On her way to Mexico to discuss the ever-increasing drug-war violence along the U.S. Mexico-border, guess whom Clinton blamed the violence on: America’s drug users and gun sellers!
How inane is that?
Pardon me, Ms. Clinton, but isn’t there also an insatiable demand for booze here in the United States? Yet, I don’t see much booze-related violence along the border. But here’s my prediction: If you people made booze illegal again, I predict that there would be all kinds of booze-war related violence, not only along the border but also all across the United States. In fact, you’ll recall that that is precisely what Prohibition did — it produced lots of Al Capone-like violence, until booze was re-legalized, at which point the violence disappeared.
Why can’t Clinton simply acknowledge that the drug war is at the root of the violence along the border? Why can’t she simply be honest and say, “Look, we understand that the drug war is causing the violence, but that’s a cost we’re willing to pay to keep our 35-year-old war on drugs going”?

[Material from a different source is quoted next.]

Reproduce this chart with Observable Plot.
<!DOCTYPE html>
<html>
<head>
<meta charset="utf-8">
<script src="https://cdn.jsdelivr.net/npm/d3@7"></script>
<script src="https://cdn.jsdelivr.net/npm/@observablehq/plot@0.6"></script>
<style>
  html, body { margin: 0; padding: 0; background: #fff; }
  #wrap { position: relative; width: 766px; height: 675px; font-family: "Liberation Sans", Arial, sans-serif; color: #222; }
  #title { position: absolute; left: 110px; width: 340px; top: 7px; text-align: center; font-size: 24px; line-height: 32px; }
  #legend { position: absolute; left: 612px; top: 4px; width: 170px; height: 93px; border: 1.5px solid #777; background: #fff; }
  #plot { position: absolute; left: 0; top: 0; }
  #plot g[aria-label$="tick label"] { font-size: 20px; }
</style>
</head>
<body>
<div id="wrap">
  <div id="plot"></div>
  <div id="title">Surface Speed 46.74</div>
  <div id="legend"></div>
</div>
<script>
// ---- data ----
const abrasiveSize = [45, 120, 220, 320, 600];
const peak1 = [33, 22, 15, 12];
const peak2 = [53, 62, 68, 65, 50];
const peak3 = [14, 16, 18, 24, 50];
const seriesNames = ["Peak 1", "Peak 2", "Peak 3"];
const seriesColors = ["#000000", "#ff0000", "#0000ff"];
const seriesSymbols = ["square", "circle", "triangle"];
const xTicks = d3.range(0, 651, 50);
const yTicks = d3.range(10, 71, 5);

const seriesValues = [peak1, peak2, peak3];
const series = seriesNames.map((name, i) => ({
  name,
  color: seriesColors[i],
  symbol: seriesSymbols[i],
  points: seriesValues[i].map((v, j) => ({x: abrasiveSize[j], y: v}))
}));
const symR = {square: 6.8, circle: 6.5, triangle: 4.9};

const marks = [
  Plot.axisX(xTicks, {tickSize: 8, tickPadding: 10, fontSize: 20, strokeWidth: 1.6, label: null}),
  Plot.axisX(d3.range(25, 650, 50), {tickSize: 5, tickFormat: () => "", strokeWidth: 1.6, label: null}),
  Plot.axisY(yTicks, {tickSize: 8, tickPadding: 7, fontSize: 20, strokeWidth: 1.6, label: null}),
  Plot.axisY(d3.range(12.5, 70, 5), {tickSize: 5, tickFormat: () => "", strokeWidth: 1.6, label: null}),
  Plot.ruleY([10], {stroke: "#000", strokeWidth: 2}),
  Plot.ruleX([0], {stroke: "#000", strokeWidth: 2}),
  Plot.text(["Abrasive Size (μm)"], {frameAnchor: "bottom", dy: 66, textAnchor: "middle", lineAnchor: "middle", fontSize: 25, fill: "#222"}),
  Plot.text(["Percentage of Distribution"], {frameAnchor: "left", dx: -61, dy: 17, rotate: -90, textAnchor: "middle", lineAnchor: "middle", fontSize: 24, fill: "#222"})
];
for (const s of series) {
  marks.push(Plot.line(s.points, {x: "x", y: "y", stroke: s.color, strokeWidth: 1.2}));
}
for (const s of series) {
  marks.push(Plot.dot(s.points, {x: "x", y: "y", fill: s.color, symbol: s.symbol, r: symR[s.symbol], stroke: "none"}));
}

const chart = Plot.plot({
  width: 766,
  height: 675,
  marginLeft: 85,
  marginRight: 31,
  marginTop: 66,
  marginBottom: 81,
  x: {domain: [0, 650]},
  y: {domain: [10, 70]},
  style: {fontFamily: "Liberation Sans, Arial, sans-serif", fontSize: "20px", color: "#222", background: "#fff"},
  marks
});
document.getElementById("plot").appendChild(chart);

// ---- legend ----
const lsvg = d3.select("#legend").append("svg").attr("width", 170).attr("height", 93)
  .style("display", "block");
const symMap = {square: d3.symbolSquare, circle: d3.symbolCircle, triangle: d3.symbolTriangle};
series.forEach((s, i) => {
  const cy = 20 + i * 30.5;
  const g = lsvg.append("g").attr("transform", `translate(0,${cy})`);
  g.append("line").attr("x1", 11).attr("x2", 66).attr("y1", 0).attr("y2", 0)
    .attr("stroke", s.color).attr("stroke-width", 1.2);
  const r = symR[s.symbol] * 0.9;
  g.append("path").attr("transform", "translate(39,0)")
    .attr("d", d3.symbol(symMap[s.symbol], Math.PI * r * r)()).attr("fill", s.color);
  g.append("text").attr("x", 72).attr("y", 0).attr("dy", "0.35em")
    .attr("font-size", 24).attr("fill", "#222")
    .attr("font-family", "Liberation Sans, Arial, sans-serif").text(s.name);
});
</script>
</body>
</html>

The reason is very simple: If people were to see the truth, Clinton and her statist cohorts would stand to lose what matters most to them in life — power and money. The reason that statists, both liberal and conservative, love the drug war is because it helps to satisfy their insatiable demand for more power over the lives of more human beings. After all, with the possible exception of U.S. foreign policy, it would be difficult to find a government program better at producing ever-increasing government power and budgets than the war on drugs.
Here’s how this power surge works. They first make it illegal to possess or distribute certain drugs, knowing that people are inevitably going to break the law. Then they engage in ever-increasing measures to deal with the ever-increasing crises associated with people’s refusal to comply with the law: warrantless searches and seizures, Soviet-style checkpoints on highways, confiscation (i.e., stealing) of people’s money and other assets, and harsh punishments.

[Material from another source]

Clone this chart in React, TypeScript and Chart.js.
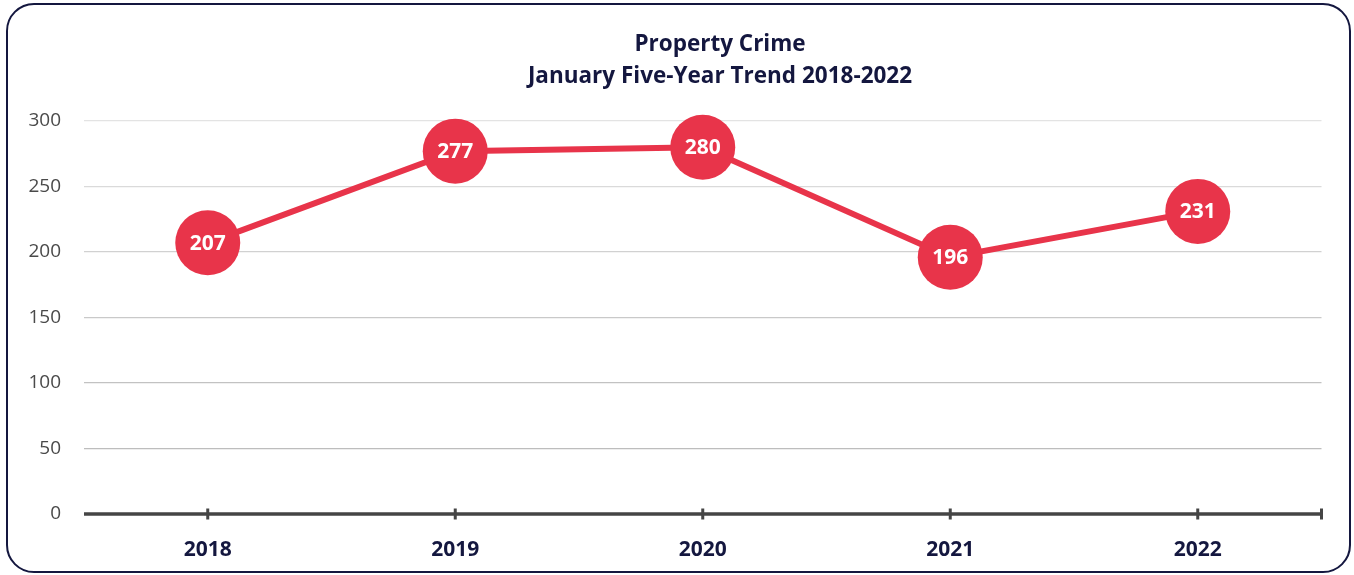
import React, { useEffect, useRef } from "react";
import { Chart, registerables } from "chart.js";

Chart.register(...registerables);

const categories = ["2018", "2019", "2020", "2021", "2022"];
const propertyCrime = [207, 277, 280, 196, 231];
const titleLines = ["Property Crime", "January Five-Year Trend 2018-2022"];
const yTicks = [0, 50, 100, 150, 200, 250, 300];

const RED = "#e8344a";
const NAVY = "#14173f";
const FONT = "'Open Sans', Lato, sans-serif";

const gridShades: Record<number, string> = {
  0: "#bdbdbd",
  50: "#bdbdbd",
  100: "#c2c2c2",
  150: "#c9c9c9",
  200: "#d1d1d1",
  250: "#dadada",
  300: "#e3e3e3",
};

const overlayPlugin = {
  id: "overlay",
  afterDatasetsDraw(chart: any) {
    const { ctx, chartArea } = chart;
    const x = chart.scales.x;
    const y = chart.scales.y;
    ctx.save();
    // axis line
    const y0 = y.getPixelForValue(0);
    ctx.strokeStyle = "#454545";
    ctx.lineWidth = 3.5;
    ctx.beginPath();
    ctx.moveTo(chartArea.left, y0);
    ctx.lineTo(chartArea.right + 1, y0);
    ctx.stroke();
    ctx.lineWidth = 3;
    const tickXs = categories.map((_, i) => x.getPixelForValue(i));
    tickXs.push(chartArea.right);
    tickXs.forEach((tx) => {
      ctx.beginPath();
      ctx.moveTo(tx, y0 - 5.5);
      ctx.lineTo(tx, y0 + 5.5);
      ctx.stroke();
    });
    ctx.restore();

    // data labels
    const meta = chart.getDatasetMeta(0);
    ctx.save();
    ctx.fillStyle = "#ffffff";
    ctx.font = `bold 21px ${FONT}`;
    ctx.textAlign = "center";
    ctx.textBaseline = "middle";
    meta.data.forEach((pt: any, i: number) => {
      ctx.fillText(String(propertyCrime[i]), pt.x, pt.y + 1);
    });
    ctx.restore();

    // title
    ctx.save();
    ctx.fillStyle = NAVY;
    ctx.font = `bold 22.5px ${FONT}`;
    ctx.textAlign = "center";
    ctx.textBaseline = "middle";
    const cx = 720;
    ctx.fillText(titleLines[0], cx, 45);
    ctx.fillText(titleLines[1], cx, 77);
    ctx.restore();
  },
};

export default function App() {
  const ref = useRef<HTMLCanvasElement | null>(null);

  useEffect(() => {
    document.body.style.margin = "0";
    const canvas = ref.current!;
    const chart = new Chart(canvas, {
      type: "line",
      data: {
        labels: categories,
        datasets: [
          {
            data: propertyCrime,
            borderColor: RED,
            backgroundColor: RED,
            borderWidth: 6,
            pointRadius: 32.5,
            pointHoverRadius: 32.5,
            pointBackgroundColor: RED,
            pointBorderColor: RED,
            pointBorderWidth: 0,
            tension: 0,
            clip: false as any,
          },
        ],
      },
      options: {
        animation: false,
        responsive: false,
        maintainAspectRatio: false,
        events: [],
        layout: { padding: { top: 121, left: 0, right: 31, bottom: 0 } },
        plugins: {
          legend: { display: false },
          title: { display: false },
          tooltip: { enabled: false },
        },
        scales: {
          x: {
            type: "category",
            offset: true,
            grid: { display: false },
            border: { display: false },
            ticks: {
              color: NAVY,
              padding: 15,
              font: { family: FONT, size: 21, weight: "bold" },
            },
            afterFit(scale: any) {
              scale.height = 61;
            },
          },
          y: {
            min: 0,
            max: 300,
            afterBuildTicks(scale: any) {
              scale.ticks = yTicks.map((v) => ({ value: v }));
            },
            grid: {
              drawTicks: false,
              lineWidth: 1.2,
              color: (c: any) => gridShades[c.tick?.value] ?? "#d0d0d0",
            },
            border: { display: false },
            ticks: {
              color: "#4a4a4a",
              padding: 23,
              font: { family: FONT, size: 19 },
            },
            afterFit(scale: any) {
              scale.width = 84;
            },
          },
        },
      },
      plugins: [overlayPlugin],
    });
    return () => chart.destroy();
  }, []);

  return (
    <div style={{ position: "relative", width: 1354, height: 575, background: "#fff" }}>
      <canvas
        ref={ref}
        width={1354}
        height={575}
        style={{ position: "absolute", left: 0, top: 0, width: 1354, height: 575 }}
      />
      <div
        style={{
          position: "absolute",
          left: 6,
          top: 3,
          width: 1345,
          height: 570,
          boxSizing: "border-box",
          border: `2.5px solid ${NAVY}`,
          borderRadius: 28,
          pointerEvents: "none",
        }}
      />
    </div>
  );
}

Then they get Mexico go crack down on the drug cartels that the drug war itself has brought into existence, knowing that the result is going to be precisely the same as when the U.S. government cracked down on the booze organizations during Prohibition. Then, they cite all the resulting drug-war chaos and crises as the excuse for more intervention, including the militarization of the border and gun control.

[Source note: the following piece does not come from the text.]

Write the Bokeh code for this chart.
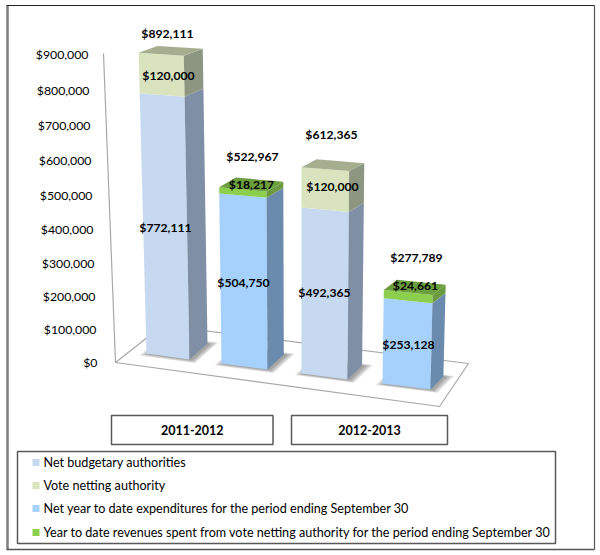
from bokeh.plotting import figure
from bokeh.embed import file_html
from bokeh.resources import INLINE
from bokeh.models import Range1d
from bokeh.core.properties import value

categories = ["2011-2012", "2012-2013"]
tick_values = [0, 100000, 200000, 300000, 400000, 500000, 600000, 700000, 800000, 900000]
tick_labels = ["$" + format(v, ",") for v in tick_values]

net_budgetary = [772111, 492365]
vote_netting = [120000, 120000]
net_expenditures = [504750, 253128]
revenues_spent = [18217, 24661]
totals_budget = [892111, 612365]
totals_spent = [522967, 277789]

legend_labels = [
    "Net budgetary authorities",
    "Vote netting authority",
    "Net year to date expenditures for the period ending September 30",
    "Year to date revenues spent from vote netting authority for the period ending September 30",
]

# styles
C_BUDGET = ("#c6d9f1", "#7f8fa6", "#a0aec0")
C_VOTE = ("#d9e4bf", "#8c9680", "#a6ae90")
C_SPENT = ("#a6d1fd", "#6a8bad", "#80a8d0")
C_REV = ("#8ccf4d", "#6b9a3f", "#6b9e3c")
LEG = ["#c6d9f1", "#d9e4bf", "#a6d1fd", "#8ccf4d"]
FONT = "Lato"
TXT = "#000000"
FLOOR = "#a8a8a8"

p = figure(width=600, height=555, output_backend="svg", toolbar_location=None,
           x_axis_type=None, y_axis_type=None, x_range=Range1d(0, 600), y_range=Range1d(555, 0),
           min_border=0, outline_line_color=None, background_fill_color="white")
p.grid.visible = False

PX_PER_VALUE = 0.000337
SLOT_X = (146, 221, 301, 382)
SLOT_W = (43, 46, 46, 48)


def corner(i, v, u, d):
    """Project bar slot i at height value v; u across (0..1), d depth (0..1)."""
    h = v * PX_PER_VALUE
    bx = SLOT_X[i] + SLOT_W[i] * u + (18 - 1.7 * i) * d
    by = 353 + 10 * i + (6 - 0.01 * h) * u + (-16 + i * 1.0 + 0.03 * h) * d
    tilt = (300 - bx) * 0.00017
    return bx - tilt * h, by - h


def axis_y(v):
    t = v / 900000
    return (-310.8 * t + 362) / (1 - 0.052 * t)


def poly(pts, fill, alpha=1.0):
    p.patch([a for a, _ in pts], [b for _, b in pts], fill_color=fill, fill_alpha=alpha, line_color=None)


# floor and wall
floor_x = [115, 439, 468, 162, 115, 103]
floor_y = [362, 406, 363, 325, 362, 53]
p.line(floor_x, floor_y, line_color=FLOOR, line_width=1.2)

# frame
p.line([7, 7], [5, 549], line_color="#7f7f7f", line_width=2.5)
p.line([6, 594], [5, 5], line_color="#222222", line_width=1.2)
p.line([594, 594], [5, 549], line_color="#555555", line_width=1.2)
p.line([6, 594], [549, 549], line_color="#555555", line_width=1.6)

# ticks
p.text(x=[97 - 9 * v / 900000 for v in tick_values], y=[axis_y(v) for v in tick_values], text=tick_labels,
       text_font=value(FONT), text_font_size="12.3px", text_color=TXT,
       text_align="right", text_baseline="middle")


def bar(i, lo, hi, colors, last):
    a, b = lo, lo + hi
    poly([corner(i, a, 0, 0), corner(i, a, 1, 0), corner(i, b, 1, 0), corner(i, b, 0, 0)], colors[0])
    poly([corner(i, a, 1, 0), corner(i, a, 1, 1), corner(i, b, 1, 1), corner(i, b, 1, 0)], colors[1])
    if last:
        poly([corner(i, b, 0, 0), corner(i, b, 1, 0), corner(i, b, 1, 1), corner(i, b, 0, 1)], colors[2])


def shadow(i):
    pts = [corner(i, 0, 0, 0), corner(i, 0, 1, 0), corner(i, 0, 1, 1), corner(i, 0, 0, 1)]
    cx = sum(a for a, _ in pts) / 4
    cy = sum(b for _, b in pts) / 4
    for grow in (1.28, 1.2, 1.12, 1.05):
        poly([(cx + 2 + (a - cx) * grow, cy + 0.5 + (b - cy) * grow) for a, b in pts], "#555555", 0.17)


slots = [(0, net_budgetary[0], vote_netting[0], C_BUDGET, C_VOTE),
         (1, net_expenditures[0], revenues_spent[0], C_SPENT, C_REV),
         (2, net_budgetary[1], vote_netting[1], C_BUDGET, C_VOTE),
         (3, net_expenditures[1], revenues_spent[1], C_SPENT, C_REV)]
for i, low, up, c1, c2 in slots:
    shadow(i)
for i, low, up, c1, c2 in slots:
    bar(i, 0, low, c1, False)
    bar(i, low, up, c2, True)

# data labels
label_values = [totals_budget[0], vote_netting[0], net_budgetary[0],
                totals_spent[0], revenues_spent[0], net_expenditures[0],
                totals_budget[1], vote_netting[1], net_budgetary[1],
                totals_spent[1], revenues_spent[1], net_expenditures[1]]
label_x = [167, 168, 165, 252, 251, 243, 331, 332, 324, 416, 415, 408]
label_y = [33, 75, 227, 156, 184, 282, 134, 186, 292, 257, 285, 344]
p.text(x=label_x, y=label_y, text=["$" + format(v, ",") for v in label_values],
       text_font=value(FONT), text_font_size="12.2px", text_font_style="bold", text_color=TXT,
       text_align="center", text_baseline="middle")

# category boxes
for left, right, cat in [(111, 272.5, categories[0]), (291, 447, categories[1])]:
    p.quad(left=[left], right=[right], top=[415], bottom=[444], fill_color="white",
           line_color="#595959", line_width=1.5)
    p.text(x=[(left + right) / 2], y=[429.5], text=[cat], text_font=value(FONT), text_font_size="12.5px",
           text_font_style="bold", text_color=TXT, text_align="center", text_baseline="middle")

# legend
p.quad(left=[17], right=[555], top=[451], bottom=[543], fill_color="white", line_color="#595959", line_width=1.5)
rows = [462, 485, 508, 532]
for row, label, col in zip(rows, legend_labels, LEG):
    p.rect(x=[35.5], y=[row], width=7, height=7, fill_color=col, line_color=None)
    p.text(x=[43], y=[row], text=[label], text_font=value(FONT), text_font_size="12.6px",
           text_color=TXT, text_align="left", text_baseline="middle")

open("out.html", "w").write(file_html(p, INLINE))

So, what does public schooling have to do with all this? What else can possibly explain why the American people fall for all this inanity? Public schooling teaches children to memorize, conform, and accept. Critical thinking and challenging the system at a fundamental level bring Ritalan injections. So, you end up with a nation of sheep-like adults with mindsets that cause them to nod approvingly when people like Clinton inanely claim that the drug-war violence along the borders is all because of drug users and gun sellers in America.
No, Ms. Clinton, the solution to the drug-war violence along the border does not lie in trying to satisfy your insatiable demand for more power, money, gun control, and bigger government. It lies instead in the immediate end to your beloved war on drugs, a war that has brought nothing but death, destruction, suffering, and misery.